In the town of Rumford, in progressive-leaning Maine, 109 miles east of Warren, Gail Bennett said that 2023 was a “very disappointing” year, with stagflation and turmoil in the economy.
“The cost of living has skyrocketed. The pay doesn’t go up with it,” she told The Epoch Times.
“Everything costs more. Groceries—I can’t believe how much money we spend on groceries—and electricity. And heating oil. It’s all gone up so crazily. You can still get some good beef around here [at a reasonable price].
“The thing that worries me is the border and all those millions that have come in and what they’re doing to our infrastructure,” Ms. Bennett said.
“Already, we hear of Maine people being deprived of housing because these people get priority.”
Ms. Bennett looks upon the electoral year ahead with apprehension.
“I’m very concerned,” she said. “I don’t know if it will be the year the shoe drops and everything collapses.”
In the resort city of Newport, Rhode Island, 267 miles south of Rumford, the proud mansions on Bellevue Avenue have stood as monuments to the Gilded Age, from 1877 to 1900.
Most notable among these lavish estates is Seaview Terrace, a privately owned French chateaux-style mansion built in 1925 and remembered best as the setting for the 1960s television horror soap opera “Dark Shadows.”
Not far away, the meandering Cliff Walk trail runs parallel to these historic landmarks and the harbor that brings hundreds of visitors yearly.
Vincent Radke, a breakfast server at Annie’s restaurant in downtown Newport, said the tourism industry was good in 2023.
He expects that it will be the same next year with the “same spirit of the people.”
“Now is the slow season. To my surprise, this year is better,” Mr. Radke told The Epoch Times, before he turned to a customer and said, “Our pancakes are the best.”
In the coastal town of Hull, Massachusetts, situated on Boston’s South Shore, joggers and power walkers hustle up and down the sandy crescent of Nantasket Beach at low tide.
At The Saltwater Diner in the town center, Abby Winnett is busy serving the homemade meatloaf special to the lunchtime crowd.
Last year should’ve been better, Ms. Winnett said, “but I feel like it’s been worse. You still can’t afford anything. The gas went down a little. That’s good. It’s just the cost of living. It’s out of control.”
Ms. Winnett doesn’t consider herself a political person by any means, voting only “once in my life.” She’s not about to let the antics of the 2024 election ruin her year.
“I don’t watch TV. The less I know, the better,” she said, grinning. “I know that’s probably not a good thing.”
As far as opinions go, Rick at the counter said, “I’ve got a lot of them. I usually keep them to myself.”
He said that 2023 was good to the town financially, for the most part.
“Internationally, there’s a lot of issues. There’s a handful of people who are trying to destroy the world,” Rick said.
For a heady double shot of holiday cheer, the Sly Fox Tavern in Quincy, Massachusetts, 13 miles away from Hull, was the place to be on a Friday night in mid-December.

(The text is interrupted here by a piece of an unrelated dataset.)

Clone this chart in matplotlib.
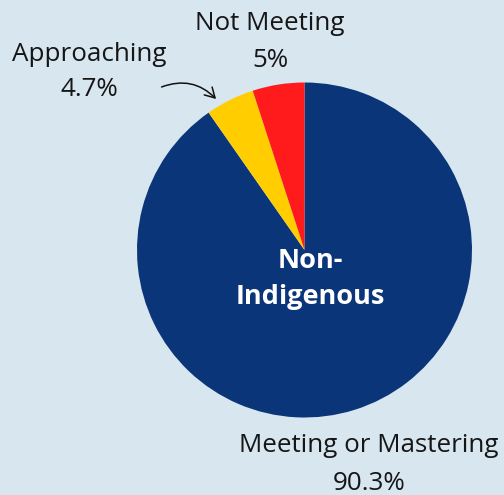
import matplotlib
matplotlib.use("Agg")
import matplotlib.pyplot as plt

categories = ["Meeting or Mastering", "Approaching", "Not Meeting"]
values = [90.3, 4.7, 5.0]
colors = ["#0a3579", "#ffcd00", "#ff1b1b"]
center_lines = ["Non-", "Indigenous"]

plt.rcParams["font.family"] = ["Open Sans", "DejaVu Sans"]

W, H = 504, 495
bg = "#d8e6f0"
fig = plt.figure(figsize=(W / 100, H / 100), dpi=100, facecolor=bg)
ax = fig.add_axes([0, 0, 1, 1])
ax.set_facecolor(bg)

cx, cy, r = 304.5, H - 250, 167.5
ax.pie(values, colors=colors, startangle=90, counterclock=False,
       center=(cx, cy), radius=r, frame=True,
       wedgeprops=dict(linewidth=0))
ax.set_xlim(0, W)
ax.set_ylim(0, H)
ax.set_aspect("equal")
ax.axis("off")

txt = "#161616"
fs = 18.7
fsb = 19.5


def two_lines(x, y1, y2, a, b, **kw):
    ax.text(x, H - y1, a, ha="center", va="baseline", **kw)
    ax.text(x, H - y2, b, ha="center", va="baseline", **kw)


two_lines(310.5, 268, 304, center_lines[0], center_lines[1],
          color="white", fontsize=fsb, fontweight="bold")
two_lines(270, 30, 67, categories[2], f"{values[2]:g}%",
          color=txt, fontsize=fs)
two_lines(89, 61, 96, categories[1], f"{values[1]:g}%",
          color=txt, fontsize=fs)
two_lines(369, 452, 490, categories[0], f"{values[0]:g}%",
          color=txt, fontsize=fs)

# curved pointer from the "Approaching" label to its slice
ax.annotate("", xy=(218, H - 101), xytext=(159, H - 88),
            arrowprops=dict(arrowstyle="->,head_length=0.7,head_width=0.4",
                            color="#111111", lw=1.1,
                            connectionstyle="arc3,rad=-0.35"))

fig.savefig("out.png", dpi=100, facecolor=bg)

Co-owner Mary McKenna said she has no complaints about 2023. Business was good overall. The interior renovations from 2018 are complete and looking fantastic. She and her husband, Gerry, have just celebrated their 19th year of ownership since emigrating to the United States from Ireland.
“Health, people being happy,” that’s what counts, Ms. McKenna told The Epoch Times.
“Mental health for people that are working from home and support for the markets and businesses. Hopefully, they will come out of this.”
Just then, a customer dressed in a Santa Claus outfit walked into the bar, and the patrons began singing “We Wish You a Merry Christmas!”
The Santa smiled at the welcome reception, eased himself into a high-top chair, and ordered a pint of beer.
“I bought this costume for a party two years ago,” the Santa told The Epoch Times, and asked that his real name be kept a secret.
“I find that every time I put it on and go somewhere, everybody is happy. They‘ll say ’Merry Christmas.‘ They’ll hug you. They'll want to take a picture.
“Everybody should have a Santa outfit. Look at the response.”
There’s “no politics” in Santa’s realm, he said.
“Someone sees Santa and thinks it’s Christmas. It’s a happy time. It’s good stuff. It’s like when you were a kid and there was no politics. You put your tree up. You wrapped presents. It’s good stuff.”